▶ To do: Return all of the data exactly as written, without the pictures.

▶ Data excerpt:
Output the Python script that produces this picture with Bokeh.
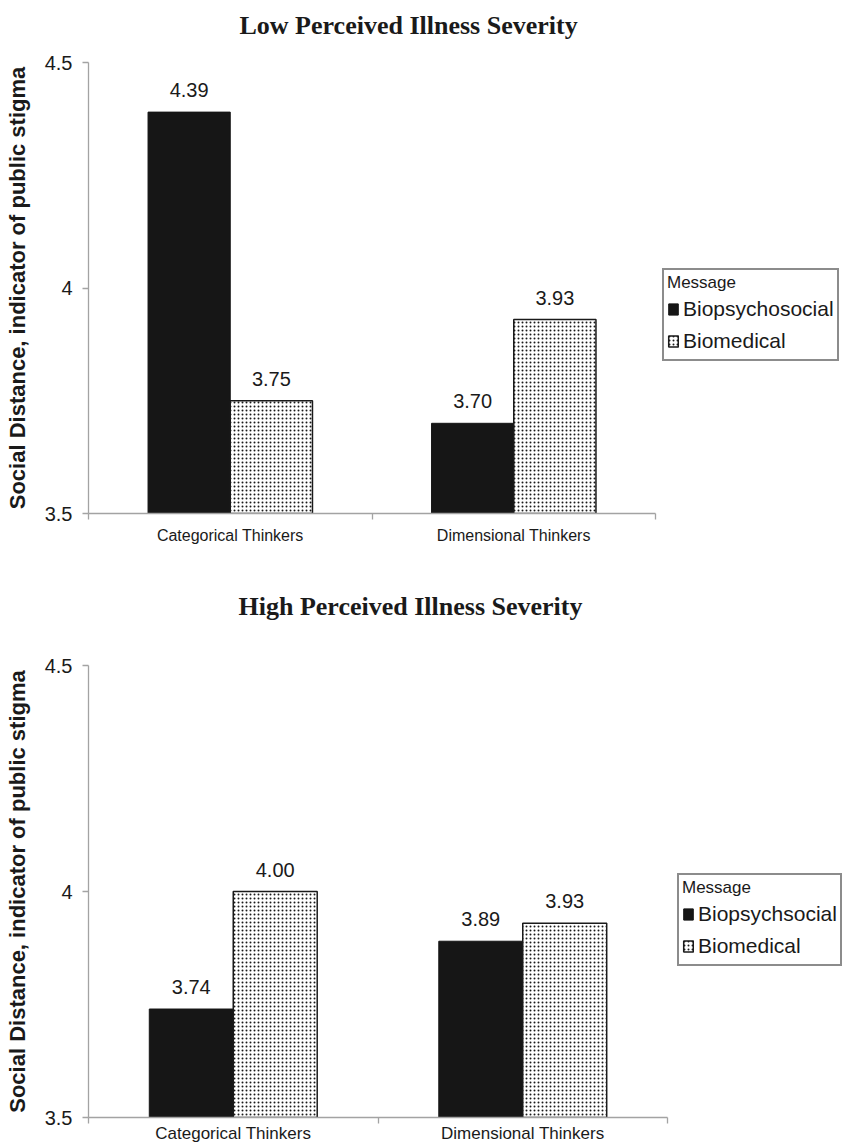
from bokeh.plotting import figure
from bokeh.models import ColumnDataSource, FixedTicker, Legend, LegendItem, LabelSet, Range1d
from bokeh.layouts import column
from bokeh.core.properties import value
from bokeh.embed import file_html
from bokeh.resources import INLINE

# ---- data ----
categories = ["Categorical Thinkers", "Dimensional Thinkers"]
low_title = "Low Perceived Illness Severity"
high_title = "High Perceived Illness Severity"
low_series = ["Biopsychosocial", "Biomedical"]
high_series = ["Biopsychsocial", "Biomedical"]
low_biopsychosocial = [4.39, 3.70]
low_biomedical = [3.75, 3.93]
high_biopsychosocial = [3.74, 3.89]
high_biomedical = [4.00, 3.93]
y_ticks = [3.5, 4.0, 4.5]
y_tick_labels = ["3.5", "4", "4.5"]
y_label = "Social Distance, indicator of public stigma"
legend_title = "Message"

BAR_W = 0.29
AXIS_GRAY = "#a3a3a3"
TXT = "#1a1a1a"
SANS = "Liberation Sans"


def make_panel(title, series, vals_a, vals_b, height, border_top, border_bottom,
               xmax, title_offset, title_standoff, legend_loc, cat_font, cat_standoff):
    p = figure(width=848, height=height, x_range=Range1d(0, xmax), y_range=Range1d(3.5, 4.5),
               output_backend="svg", toolbar_location=None,
               min_border_left=88, min_border_right=0,
               min_border_top=border_top, min_border_bottom=border_bottom)
    p.outline_line_color = None
    p.xgrid.grid_line_color = None
    p.ygrid.grid_line_color = None
    p.background_fill_color = "white"

    # trailing empty line lifts the title away from the plot frame
    p.title.text = title + "\n"
    p.title.text_font = "Liberation Serif"
    p.title.text_font_style = "bold"
    p.title.text_font_size = "26px"
    p.title.text_line_height = 0.77
    p.title.text_color = TXT
    p.title.align = "left"
    p.title.offset = title_offset
    p.title.standoff = title_standoff

    centers = [i + 0.5 for i in range(len(categories))]
    xa = [c - BAR_W / 2 for c in centers]
    xb = [c + BAR_W / 2 for c in centers]
    src_a = ColumnDataSource(dict(x=xa, top=vals_a, txt=[f"{v:.2f}" for v in vals_a]))
    src_b = ColumnDataSource(dict(x=xb, top=vals_b, txt=[f"{v:.2f}" for v in vals_b]))

    ra = p.vbar(x="x", top="top", bottom=3.5, width=BAR_W, source=src_a,
                fill_color="#161616", line_color="#161616", line_width=1)
    rb = p.vbar(x="x", top="top", bottom=3.5, width=BAR_W, source=src_b,
                fill_color="white", line_color="#1a1a1a", line_width=1.5,
                hatch_pattern="dot", hatch_color="#1a1a1a", hatch_scale=4, hatch_weight=1.1)

    for src in (src_a, src_b):
        p.add_layout(LabelSet(x="x", y="top", text="txt", source=src, text_align="center",
                              text_baseline="alphabetic", y_offset=15,
                              text_font=value(SANS), text_font_size="20px", text_color=TXT))

    # x axis
    xax = p.xaxis[0]
    xax.ticker = FixedTicker(ticks=centers, minor_ticks=[0, 1, 2])
    xax.major_label_overrides = {c: name for c, name in zip(centers, categories)}
    xax.bounds = (0, 2)
    xax.axis_line_color = AXIS_GRAY
    xax.axis_line_width = 1.3
    xax.major_tick_line_color = None
    xax.major_tick_out = 0
    xax.major_tick_in = 0
    xax.minor_tick_line_color = AXIS_GRAY
    xax.minor_tick_line_width = 1.3
    xax.minor_tick_out = 6
    xax.minor_tick_in = 0
    xax.major_label_text_font = SANS
    xax.major_label_text_font_size = cat_font
    xax.major_label_text_color = TXT
    xax.major_label_standoff = cat_standoff

    # y axis
    yax = p.yaxis[0]
    yax.ticker = FixedTicker(ticks=y_ticks, minor_ticks=[])
    yax.major_label_overrides = {t: s for t, s in zip(y_ticks, y_tick_labels)}
    yax.bounds = (3.5, 4.5)
    yax.axis_line_color = AXIS_GRAY
    yax.axis_line_width = 1.3
    yax.major_tick_line_color = AXIS_GRAY
    yax.major_tick_line_width = 1.3
    yax.major_tick_out = 6
    yax.major_tick_in = 0
    yax.major_label_text_font = SANS
    yax.major_label_text_font_size = "20px"
    yax.major_label_text_color = TXT
    yax.major_label_standoff = 10
    yax.axis_label = y_label
    yax.axis_label_text_font = SANS
    yax.axis_label_text_font_style = "bold"
    yax.axis_label_text_font_size = "22px"
    yax.axis_label_text_color = TXT
    yax.axis_label_standoff = 12

    legend = Legend(items=[LegendItem(label=series[0], renderers=[ra]),
                           LegendItem(label=series[1], renderers=[rb])],
                    location=legend_loc, title=legend_title,
                    title_text_font=SANS, title_text_font_size="17px", title_text_color=TXT,
                    title_text_font_style="normal", title_standoff=0,
                    label_text_font=SANS, label_text_font_size="21px", label_text_color=TXT,
                    glyph_width=12, glyph_height=14, label_height=31, label_standoff=4,
                    spacing=1, padding=3, margin=0,
                    border_line_color="#1a1a1a", border_line_width=2,
                    background_fill_color="white", background_fill_alpha=1)
    p.add_layout(legend)
    return p


p1 = make_panel(low_title, low_series, low_biopsychosocial, low_biomedical,
                height=568, border_top=62, border_bottom=55, xmax=760 / 283.5,
                title_offset=151, title_standoff=0, legend_loc=(574, 152),
                cat_font="16px", cat_standoff=7)
p2 = make_panel(high_title, high_series, high_biopsychosocial, high_biomedical,
                height=578, border_top=96, border_bottom=29, xmax=760 / 289.5,
                title_offset=150, title_standoff=44, legend_loc=(589, 151),
                cat_font="17px", cat_standoff=0)

layout = column(p1, p2, spacing=0)
open("out.html", "w").write(file_html(layout, INLINE))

▶ Result of this exercise:
Output the Python script that produces this picture with Bokeh.
from bokeh.plotting import figure
from bokeh.models import ColumnDataSource, FixedTicker, Legend, LegendItem, LabelSet, Range1d
from bokeh.layouts import column
from bokeh.core.properties import value
from bokeh.embed import file_html
from bokeh.resources import INLINE

# ---- data ----
categories = ["Categorical Thinkers", "Dimensional Thinkers"]
low_title = "Low Perceived Illness Severity"
high_title = "High Perceived Illness Severity"
low_series = ["Biopsychosocial", "Biomedical"]
high_series = ["Biopsychsocial", "Biomedical"]
low_biopsychosocial = [4.39, 3.70]
low_biomedical = [3.75, 3.93]
high_biopsychosocial = [3.74, 3.89]
high_biomedical = [4.00, 3.93]
y_ticks = [3.5, 4.0, 4.5]
y_tick_labels = ["3.5", "4", "4.5"]
y_label = "Social Distance, indicator of public stigma"
legend_title = "Message"

BAR_W = 0.29
AXIS_GRAY = "#a3a3a3"
TXT = "#1a1a1a"
SANS = "Liberation Sans"


def make_panel(title, series, vals_a, vals_b, height, border_top, border_bottom,
               xmax, title_offset, title_standoff, legend_loc, cat_font, cat_standoff):
    p = figure(width=848, height=height, x_range=Range1d(0, xmax), y_range=Range1d(3.5, 4.5),
               output_backend="svg", toolbar_location=None,
               min_border_left=88, min_border_right=0,
               min_border_top=border_top, min_border_bottom=border_bottom)
    p.outline_line_color = None
    p.xgrid.grid_line_color = None
    p.ygrid.grid_line_color = None
    p.background_fill_color = "white"

    # trailing empty line lifts the title away from the plot frame
    p.title.text = title + "\n"
    p.title.text_font = "Liberation Serif"
    p.title.text_font_style = "bold"
    p.title.text_font_size = "26px"
    p.title.text_line_height = 0.77
    p.title.text_color = TXT
    p.title.align = "left"
    p.title.offset = title_offset
    p.title.standoff = title_standoff

    centers = [i + 0.5 for i in range(len(categories))]
    xa = [c - BAR_W / 2 for c in centers]
    xb = [c + BAR_W / 2 for c in centers]
    src_a = ColumnDataSource(dict(x=xa, top=vals_a, txt=[f"{v:.2f}" for v in vals_a]))
    src_b = ColumnDataSource(dict(x=xb, top=vals_b, txt=[f"{v:.2f}" for v in vals_b]))

    ra = p.vbar(x="x", top="top", bottom=3.5, width=BAR_W, source=src_a,
                fill_color="#161616", line_color="#161616", line_width=1)
    rb = p.vbar(x="x", top="top", bottom=3.5, width=BAR_W, source=src_b,
                fill_color="white", line_color="#1a1a1a", line_width=1.5,
                hatch_pattern="dot", hatch_color="#1a1a1a", hatch_scale=4, hatch_weight=1.1)

    for src in (src_a, src_b):
        p.add_layout(LabelSet(x="x", y="top", text="txt", source=src, text_align="center",
                              text_baseline="alphabetic", y_offset=15,
                              text_font=value(SANS), text_font_size="20px", text_color=TXT))

    # x axis
    xax = p.xaxis[0]
    xax.ticker = FixedTicker(ticks=centers, minor_ticks=[0, 1, 2])
    xax.major_label_overrides = {c: name for c, name in zip(centers, categories)}
    xax.bounds = (0, 2)
    xax.axis_line_color = AXIS_GRAY
    xax.axis_line_width = 1.3
    xax.major_tick_line_color = None
    xax.major_tick_out = 0
    xax.major_tick_in = 0
    xax.minor_tick_line_color = AXIS_GRAY
    xax.minor_tick_line_width = 1.3
    xax.minor_tick_out = 6
    xax.minor_tick_in = 0
    xax.major_label_text_font = SANS
    xax.major_label_text_font_size = cat_font
    xax.major_label_text_color = TXT
    xax.major_label_standoff = cat_standoff

    # y axis
    yax = p.yaxis[0]
    yax.ticker = FixedTicker(ticks=y_ticks, minor_ticks=[])
    yax.major_label_overrides = {t: s for t, s in zip(y_ticks, y_tick_labels)}
    yax.bounds = (3.5, 4.5)
    yax.axis_line_color = AXIS_GRAY
    yax.axis_line_width = 1.3
    yax.major_tick_line_color = AXIS_GRAY
    yax.major_tick_line_width = 1.3
    yax.major_tick_out = 6
    yax.major_tick_in = 0
    yax.major_label_text_font = SANS
    yax.major_label_text_font_size = "20px"
    yax.major_label_text_color = TXT
    yax.major_label_standoff = 10
    yax.axis_label = y_label
    yax.axis_label_text_font = SANS
    yax.axis_label_text_font_style = "bold"
    yax.axis_label_text_font_size = "22px"
    yax.axis_label_text_color = TXT
    yax.axis_label_standoff = 12

    legend = Legend(items=[LegendItem(label=series[0], renderers=[ra]),
                           LegendItem(label=series[1], renderers=[rb])],
                    location=legend_loc, title=legend_title,
                    title_text_font=SANS, title_text_font_size="17px", title_text_color=TXT,
                    title_text_font_style="normal", title_standoff=0,
                    label_text_font=SANS, label_text_font_size="21px", label_text_color=TXT,
                    glyph_width=12, glyph_height=14, label_height=31, label_standoff=4,
                    spacing=1, padding=3, margin=0,
                    border_line_color="#1a1a1a", border_line_width=2,
                    background_fill_color="white", background_fill_alpha=1)
    p.add_layout(legend)
    return p


p1 = make_panel(low_title, low_series, low_biopsychosocial, low_biomedical,
                height=568, border_top=62, border_bottom=55, xmax=760 / 283.5,
                title_offset=151, title_standoff=0, legend_loc=(574, 152),
                cat_font="16px", cat_standoff=7)
p2 = make_panel(high_title, high_series, high_biopsychosocial, high_biomedical,
                height=578, border_top=96, border_bottom=29, xmax=760 / 289.5,
                title_offset=150, title_standoff=44, legend_loc=(589, 151),
                cat_font="17px", cat_standoff=0)

layout = column(p1, p2, spacing=0)
open("out.html", "w").write(file_html(layout, INLINE))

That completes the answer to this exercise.